What makes the play devilishly tricky to act is that all the deeds have long since been committed by the time we first meet the characters in Mrs. Alving's gray and lavender living room, an abode made even grayer by the clouds of rain rolling down off the mountains. While some plays sketch in the basic situation and proceed from there, the slow sketching in of the past is the whole play here. If the three acts are not to seem irredeemably talky, the actors must convince us they are dealing with revelations, not reminiscences. Through words alone, the past must be made to wreak its violence on the present.

As yet, there is something less than inexorable about the Kennedy Center production. Director John Madden has allowed characters who are sometimes petty to appear foolish, which is not the same thing. The evening is not without humor, but it is sometimes noticeably lacking in weight. And you will have to overlook what amounts, on occasion, to a virtual United Nations of accents--Scandinavian, clipped British and several varieties of American.

John Neville has succinctly captured the priggishness of Pastor Manders, his small-minded conscience and the breathless, fluttery indignation that he bestows on an immoral world. But, somewhere in this prig, there is also a man who once loved Mrs. Alving. Early in her marriage, she came to him for solace and he violated his heart by sending her back to her philandering husband. Is there no scar tissue? No leftover confusion, however fleeting? If Manders is not to appear an utter dolt, we've got to see his past, too.

The production does not much benefit, either, from a supporting cast that is largely mediocre. Jane Murray understands the basic duality of Regina, the maid, with her pretensions to high-born living and her essential vulgarity, but the portrait is not yet sharp. Edward Binns, the drunken carpenter who is her father--in name, at least--is a scurrilous old goat in the most obvious ways. And Kevin Spacey, as Mrs. Alving's tormented son Oswald, is not so haunted of look and manner as he is merely obstreperous.

To him and Ullmann fall one of modern drama's most compelling curtain scenes, when Oswald is suddenly struck blind from syphilis and Mrs. Alving must decide whether to extend the morphine capsules that will end his misery. It is Ullmann's wan bewilderment--her lips and her hands saying "yes," then saying "no," and finally saying "yes" and "no" at one and the same time--that makes the moment riveting.

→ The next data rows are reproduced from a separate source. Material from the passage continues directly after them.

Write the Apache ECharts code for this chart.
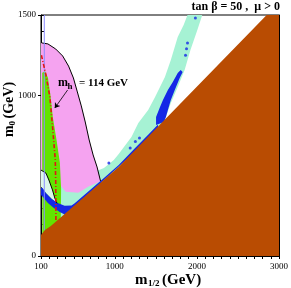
<!DOCTYPE html>
<html>
<head>
<meta charset="utf-8">
<script src="https://cdn.jsdelivr.net/npm/echarts/dist/echarts.min.js"></script>
<style>
html,body{margin:0;padding:0;background:#fff;}
#c{width:291px;height:288px;}
</style>
</head>
<body>
<div id="c"></div>
<script>
// ---- data (m1/2, m0) in GeV ----
var xTickLabels = [100, 1000, 2000, 3000];
var yTickLabels = [0, 1000, 1500];

var brownRegion = [[100,0],[100,131],[148,162],[220,187],[1046,554],[2850,1500],[3000,1500],[3000,0]];
var aquaRegion = [[292,317],[292,485],[507,504],[747,523],[867,548],[987,598],[1047,635],[1202,741],[1286,828],[1406,909],[1490,990],[1610,1114],[1682,1220],[1766,1363],[1838,1438],[1885,1500],[2065,1500],[2005,1407],[1921,1282],[1850,1158],[1766,1052],[1682,952],[1622,865],[1562,815],[1100,500],[300,200]];
var pinkRegion = [[100,1330],[112,1326],[184,1320],[280,1288],[364,1245],[436,1182],[495,1108],[543,1021],[591,934],[639,834],[687,722],[735,629],[783,554],[825,467],[779,455],[675,431],[555,394],[400,400],[300,462],[100,470]];
var greenRegion = [[115,1140],[150,1150],[185,1110],[215,1000],[245,860],[290,720],[330,580],[345,420],[340,200],[115,120]];
var paleRegion = [[100,535],[160,516],[196,473],[240,411],[268,361],[295,328],[232,355],[160,392],[118,423],[100,430]];
var blueStrip = [[118,423],[160,392],[232,355],[304,330],[388,312],[472,314],[507,326],[687,406],[867,486],[1047,566],[1238,667],[1406,755],[1526,818],[1526,780],[400,255],[328,274],[256,299],[184,330],[124,367],[100,380],[100,425]];
var blueFunnel = [[1502,815],[1502,865],[1550,927],[1586,971],[1646,1033],[1706,1083],[1766,1139],[1802,1158],[1826,1145],[1790,1108],[1730,1033],[1682,971],[1646,909],[1622,865],[1598,834]];
var blueDots = [[1885,1326],[1873,1290],[1861,1250],[1981,1481],[927,579],[1187,672],[1250,712],[1300,735]];
var g2Boundary = [[100,1330],[112,1326],[184,1320],[280,1288],[364,1245],[436,1182],[495,1108],[543,1021],[591,934],[639,834],[687,722],[735,629],[783,554],[825,467]];
var lowBoundary = [[100,535],[160,516],[196,473],[240,411],[268,361],[295,328]];
var mhLine = [[105,1250],[160,1127],[208,990],[244,784],[274,598],[280,442],[282,215]];
var charginoLine = [[140,1500],[140,160]];
var mhArrow = [[424,1033],[268,921]];

var SERIF = 'Liberation Serif, Times New Roman, serif';

function poly(pts, color, z) {
  return {
    type: 'custom', coordinateSystem: 'cartesian2d', clip: true, silent: true, z: z,
    data: [pts[0]],
    renderItem: function (params, api) {
      return { type: 'polygon', shape: { points: pts.map(function (p) { return api.coord(p); }) },
        style: { fill: color, stroke: null } };
    }
  };
}
function pline(pts, color, width, dash, z) {
  return {
    type: 'custom', coordinateSystem: 'cartesian2d', clip: true, silent: true, z: z,
    data: [pts[0]],
    renderItem: function (params, api) {
      return { type: 'polyline', shape: { points: pts.map(function (p) { return api.coord(p); }) },
        style: { stroke: color, lineWidth: width, fill: null, lineDash: dash || null } };
    }
  };
}

var chart = echarts.init(document.getElementById('c'), null, { renderer: 'canvas' });

var plain = function (v) { return String(v); };
var axCommon = { type: 'value', splitLine: { show: false } };
function xAx(pos, labels, outward) {
  return Object.assign({}, axCommon, {
    min: 100, max: 3000, interval: 100, position: pos,
    axisLine: { show: !outward, lineStyle: { color: '#000', width: 1 } },
    axisTick: outward ? { show: true, inside: false, length: 3, customValues: xTickLabels, lineStyle: { color: '#000' } }
                      : { show: true, inside: true, length: 3, lineStyle: { color: '#000' } },
    axisLabel: labels ? { show: true, customValues: xTickLabels, formatter: plain, fontFamily: SERIF, fontSize: 9, color: '#000', margin: 6 } : { show: false }
  });
}
function yAx(pos, labels, outward) {
  return Object.assign({}, axCommon, {
    min: 0, max: 1500, interval: 100, position: pos,
    axisLine: { show: !outward, lineStyle: { color: '#000', width: 1 } },
    axisTick: outward ? { show: true, inside: false, length: 3, customValues: yTickLabels, lineStyle: { color: '#000' } }
                      : { show: true, inside: true, length: 3, lineStyle: { color: '#000' } },
    axisLabel: labels ? { show: true, customValues: yTickLabels, formatter: plain, fontFamily: SERIF, fontSize: 9, color: '#000', margin: 5 } : { show: false }
  });
}

chart.setOption({
  animation: false,
  backgroundColor: '#fff',
  grid: { left: 41, right: 8, top: 15, bottom: 32, show: true, borderColor: '#000', borderWidth: 1, backgroundColor: '#fff' },
  xAxis: [xAx('bottom', true, false), xAx('top', false, false), xAx('bottom', false, true)],
  yAxis: [yAx('left', true, false), yAx('right', false, false), yAx('left', false, true)],
  series: [
    poly(aquaRegion, '#a6f2d4', 1),
    poly(pinkRegion, '#f5a3f0', 2),
    poly(greenRegion, '#62e400', 3),
    poly(paleRegion, '#dcf7ea', 4),
    poly(blueStrip, '#1428e6', 5),
    poly(blueFunnel, '#1428e6', 5),
    poly(brownRegion, '#b94c02', 6),
    pline(g2Boundary, '#000', 1, null, 7),
    pline(lowBoundary, '#000', 1, null, 7),
    pline(charginoLine, '#8c8cff', 1, null, 7),
    pline(mhLine, '#e31414', 1.6, [4, 2, 1, 2], 8),
    { type: 'scatter', data: blueDots, symbol: 'circle', symbolSize: 3, itemStyle: { color: '#1428e6' }, z: 8, silent: true },
    { type: 'lines', coordinateSystem: 'cartesian2d', polyline: false, silent: true, z: 9,
      symbol: ['none', 'arrow'], symbolSize: 5,
      lineStyle: { color: '#000', width: 0.8, opacity: 1 },
      data: [{ coords: mhArrow }] }
  ],
  graphic: [
    { type: 'text', x: 280, y: 7, z: 20, style: { text: 'tan β = 50 ,  μ > 0', font: 'bold 12px ' + SERIF, fill: '#000', align: 'right', verticalAlign: 'middle' } },
    { type: 'text', x: 58, y: 83, z: 20, style: { text: 'm', font: 'bold 12px ' + SERIF, fill: '#000', align: 'left', verticalAlign: 'middle' } },
    { type: 'text', x: 67.5, y: 87, z: 20, style: { text: 'h', font: 'bold 9px ' + SERIF, fill: '#000', align: 'left', verticalAlign: 'middle' } },
    { type: 'text', x: 79, y: 83, z: 20, style: { text: '= 114 GeV', font: 'bold 11px ' + SERIF, fill: '#000', align: 'left', verticalAlign: 'middle' } },
    { type: 'text', x: 135, y: 280, z: 20, style: { text: 'm', font: 'bold 15px ' + SERIF, fill: '#000', align: 'left', verticalAlign: 'middle' } },
    { type: 'text', x: 148, y: 284, z: 20, style: { text: '1/2', font: 'bold 9px ' + SERIF, fill: '#000', align: 'left', verticalAlign: 'middle' } },
    { type: 'text', x: 162, y: 280, z: 20, style: { text: '(GeV)', font: 'bold 15px ' + SERIF, fill: '#000', align: 'left', verticalAlign: 'middle' } },
    { type: 'group', x: 9, y: 137, rotation: Math.PI / 2, z: 20, children: [
      { type: 'text', x: 0, y: 0, style: { text: 'm', font: 'bold 14px ' + SERIF, fill: '#000', align: 'left', verticalAlign: 'middle' } },
      { type: 'text', x: 11.5, y: 4, style: { text: '0', font: 'bold 9px ' + SERIF, fill: '#000', align: 'left', verticalAlign: 'middle' } },
      { type: 'text', x: 18.5, y: 0, style: { text: '(GeV)', font: 'bold 14px ' + SERIF, fill: '#000', align: 'left', verticalAlign: 'middle' } }
    ] }
  ]
});
</script>
</body>
</html>
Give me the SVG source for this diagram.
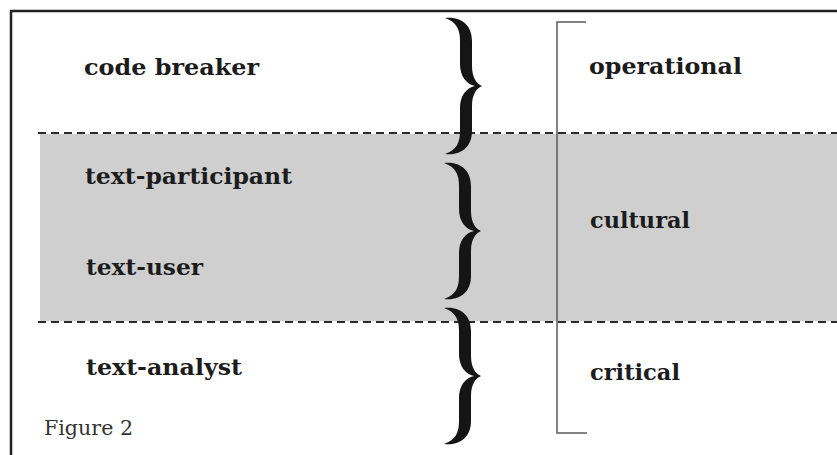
<svg xmlns="http://www.w3.org/2000/svg" width="837" height="455" viewBox="0 0 837 455">
  <defs>
    <style>
      .lbl { font-family: "DejaVu Serif", "Liberation Serif", serif; font-weight: bold; font-size: 23px; fill: #1c1c1c; }
      .cap { font-family: "DejaVu Serif", "Liberation Serif", serif; font-size: 20px; fill: #333; }
      .dash { stroke: #2a2a2a; stroke-width: 2; stroke-dasharray: 8 5; fill: none; }
      .brk { stroke: #5a5a5a; stroke-width: 1.5; fill: none; }
      .brace { fill: #151515; }
    </style>
    <path id="brace" d="M -37,-68 C -20,-70 -10,-60 -10,-45 L -10,-20 C -10,-8 -5,-2 0,0 C -5,2 -10,8 -10,20 L -10,45 C -10,60 -20,70 -37,68 C -25,64 -22,56 -22,45 L -22,22 C -22,10 -16,2 -7,0 C -16,-2 -22,-10 -22,-22 L -22,-45 C -22,-56 -25,-64 -37,-68 Z"/>
  </defs>
  <rect x="0" y="0" width="837" height="455" fill="#ffffff"/>
  <g id="background">
    <rect x="40" y="134" width="797" height="187" fill="#cfcfcf"/>
    <path d="M 11,455 L 11,11 L 837,11" fill="none" stroke="#222" stroke-width="2.5"/>
  </g>
  <g id="connectors">
    <line class="dash" x1="38" y1="133" x2="837" y2="133"/>
    <line class="dash" x1="38" y1="322" x2="837" y2="322"/>
    <path class="brk" d="M 586,22 L 557,22 L 557,433 L 587,433"/>
    <use href="#brace" class="brace" transform="translate(482,86)"/>
    <use href="#brace" class="brace" transform="translate(481,231)"/>
    <use href="#brace" class="brace" transform="translate(481,376)"/>
  </g>
  <g id="code-breaker"><text class="lbl" x="84" y="75" textLength="175" lengthAdjust="spacingAndGlyphs">code breaker</text></g>
  <g id="text-participant"><text class="lbl" x="85" y="184" textLength="207" lengthAdjust="spacingAndGlyphs">text-participant</text></g>
  <g id="text-user"><text class="lbl" x="86" y="275" textLength="117" lengthAdjust="spacingAndGlyphs">text-user</text></g>
  <g id="text-analyst"><text class="lbl" x="86" y="375" textLength="156" lengthAdjust="spacingAndGlyphs">text-analyst</text></g>
  <g id="operational"><text class="lbl" x="589" y="74" textLength="153" lengthAdjust="spacingAndGlyphs">operational</text></g>
  <g id="cultural"><text class="lbl" x="590" y="228" textLength="100" lengthAdjust="spacingAndGlyphs">cultural</text></g>
  <g id="critical"><text class="lbl" x="590" y="380" textLength="90" lengthAdjust="spacingAndGlyphs">critical</text></g>
  <g id="figure-caption"><text class="cap" x="44" y="435" textLength="89" lengthAdjust="spacingAndGlyphs">Figure 2</text></g>
</svg>
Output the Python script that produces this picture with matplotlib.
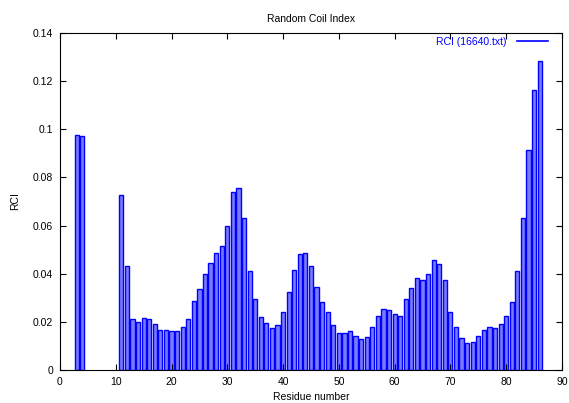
"""Random Coil Index bar chart (gnuplot-style)."""

import matplotlib
matplotlib.use("Agg")
import matplotlib.pyplot as plt
from matplotlib.lines import Line2D

plt.rcParams["font.family"] = ["Liberation Sans", "DejaVu Sans"]

residues = [3, 4] + list(range(11, 87))
rci = [
    0.0975, 0.0972,
    0.0729, 0.0431, 0.0211, 0.0198, 0.0218, 0.0211, 0.0190, 0.0165, 0.0165, 0.0164,
    0.0161, 0.0178, 0.0211, 0.0286, 0.0337, 0.0398, 0.0446, 0.0488, 0.0514, 0.0600,
    0.0741, 0.0757, 0.0633, 0.0410, 0.0294, 0.0222, 0.0197, 0.0173, 0.0186, 0.0240,
    0.0326, 0.0414, 0.0481, 0.0484, 0.0430, 0.0344, 0.0284, 0.0240, 0.0187, 0.0155,
    0.0152, 0.0164, 0.0141, 0.0129, 0.0136, 0.0179, 0.0223, 0.0255, 0.0250, 0.0232,
    0.0226, 0.0293, 0.0342, 0.0383, 0.0373, 0.0400, 0.0457, 0.0440, 0.0374, 0.0243,
    0.0178, 0.0134, 0.0114, 0.0116, 0.0143, 0.0166, 0.0180, 0.0176, 0.0193, 0.0223,
    0.0283, 0.0413, 0.0633, 0.0915, 0.1164, 0.1282,
]
x_ticks = list(range(0, 91, 10))
y_ticks = [0, 0.02, 0.04, 0.06, 0.08, 0.1, 0.12, 0.14]
y_tick_labels = ["0", "0.02", "0.04", "0.06", "0.08", "0.1", "0.12", "0.14"]

fig = plt.figure(figsize=(5.69, 4.03), dpi=100)
ax = fig.add_axes([0.1054, 0.0819, 0.8822, 0.8362])

ax.bar(residues, rci, width=0.75, facecolor="#7a7aff", edgecolor="#0000ff", linewidth=1.0)

ax.set_xlim(0, 90)
ax.set_ylim(0, 0.14)
ax.set_xticks(x_ticks)
ax.set_yticks(y_ticks)
ax.set_yticklabels(y_tick_labels)
ax.tick_params(direction="in", length=4, width=0.8, labelsize=7.5,
               top=True, right=True, pad=5)
for spine in ax.spines.values():
    spine.set_linewidth(0.8)

ax.set_title("Random Coil Index", fontsize=7.5, pad=8)
ax.set_xlabel("Residue number", fontsize=7.5, labelpad=4)
ax.set_ylabel("RCI", fontsize=7.5, labelpad=9)

handle = Line2D([], [], color="#0000ff", linewidth=1.2)
leg = ax.legend([handle], ["RCI (16640.txt)"], loc="upper right", frameon=False,
                markerfirst=False, fontsize=7.5, handlelength=3.0,
                borderpad=0, borderaxespad=0, handletextpad=1.0,
                bbox_to_anchor=(548 / 569, 1 - 37 / 403),
                bbox_transform=fig.transFigure)
for text in leg.get_texts():
    text.set_color("#0000ff")

fig.savefig("out.png", dpi=100)
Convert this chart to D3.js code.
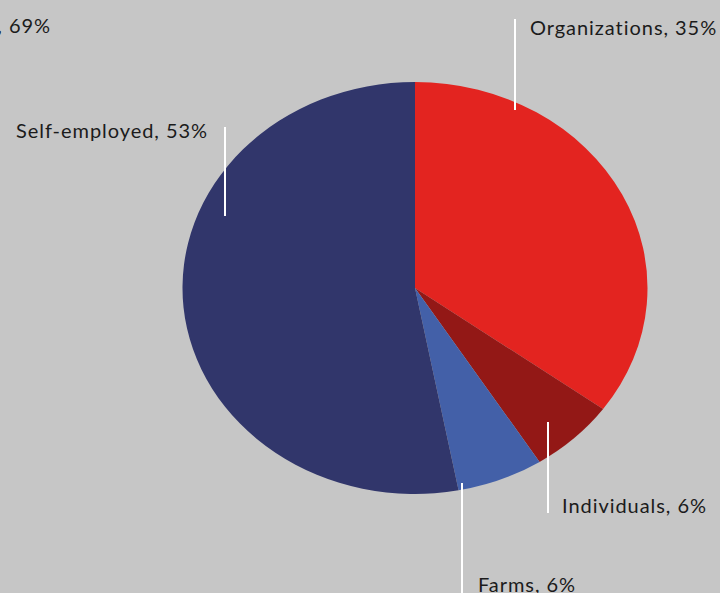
<!DOCTYPE html>
<html>
<head>
<meta charset="utf-8">
<script src="https://cdn.jsdelivr.net/npm/d3@7"></script>
<style>
  html, body { margin: 0; padding: 0; background: #c6c6c6; }
  svg { display: block; }
  text { font-family: "Lato", "Inter", sans-serif; font-size: 20px; letter-spacing: 0.95px; fill: #1b1b1b; }
</style>
</head>
<body>
<svg id="chart" width="720" height="593"></svg>
<script>
// Share of each category
const categories = ["Organizations", "Individuals", "Farms", "Self-employed"];
const values = [35, 6, 6, 53];
const colors = ["#e32420", "#931816", "#4360a8", "#31366b"];

// Label layout: text anchor point and leader line (x, y1, y2)
const labelLayout = {
  "Organizations": { tx: 530, ty: 35, anchor: "start", lx: 515, ly1: 19, ly2: 110 },
  "Individuals":   { tx: 562, ty: 513, anchor: "start", lx: 548, ly1: 422, ly2: 513 },
  "Farms":         { tx: 478, ty: 592, anchor: "start", lx: 462, ly1: 483, ly2: 593 },
  "Self-employed": { tx: 208, ty: 138, anchor: "end", lx: 225, ly1: 127, ly2: 216 }
};

const svg = d3.select("#chart");
const cx = 415, cy = 288, rx = 232.5, ry = 206;

const pie = d3.pie().sort(null).value(d => d.value);
const arcs = pie(categories.map((c, i) => ({ name: c, value: values[i], color: colors[i] })));
const arc = d3.arc().innerRadius(0).outerRadius(ry);

// Elliptical pie: draw a circle pie and stretch it horizontally
svg.append("g")
  .attr("transform", `translate(${cx},${cy}) scale(${rx / ry},1)`)
  .selectAll("path")
  .data(arcs)
  .join("path")
  .attr("d", arc)
  .attr("fill", d => d.data.color);

// Leader lines
svg.append("g")
  .selectAll("line")
  .data(categories)
  .join("line")
  .attr("x1", c => labelLayout[c].lx)
  .attr("x2", c => labelLayout[c].lx)
  .attr("y1", c => labelLayout[c].ly1)
  .attr("y2", c => labelLayout[c].ly2)
  .attr("stroke", "#ffffff")
  .attr("stroke-width", 2);

// Labels
svg.append("g")
  .selectAll("text")
  .data(categories)
  .join("text")
  .attr("x", c => labelLayout[c].tx)
  .attr("y", c => labelLayout[c].ty)
  .attr("text-anchor", c => labelLayout[c].anchor)
  .text((c, i) => `${c}, ${values[i]}%`);

// Partially visible label at the top-left edge
svg.append("text")
  .attr("x", 51)
  .attr("y", 33)
  .attr("text-anchor", "end")
  .text(", 69%");
</script>
</body>
</html>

In the difficult and quixotic business of putting on plays, what the Kennedy Center has gotten right more often than not this season is the leading lady. Irene Worth, as the mistress of the asylum, cut like a silver hacksaw through the dense madness of "The Physicists." Zoe Caldwell brought a barbarian's exoticism to "Medea." Even Jean Stapleton's unadorned decency was right for "The Late Christopher Bean," a play that otherwise amounted to less than a hill of beans.

And now Ullmann.

GHOSTS. By Henrik Ibsen. Adaptation by Arthur Kopit. Directed by John Madden; scenery, Kevin Rupnik; costumes, Theoni V. Aldredge; lighting, Martin Aronstein. With Liv Ullmann, John Neville, Edward Binns, Kevin Spacey, Jane Murray. At the Eisenhower Theater through Aug. 22.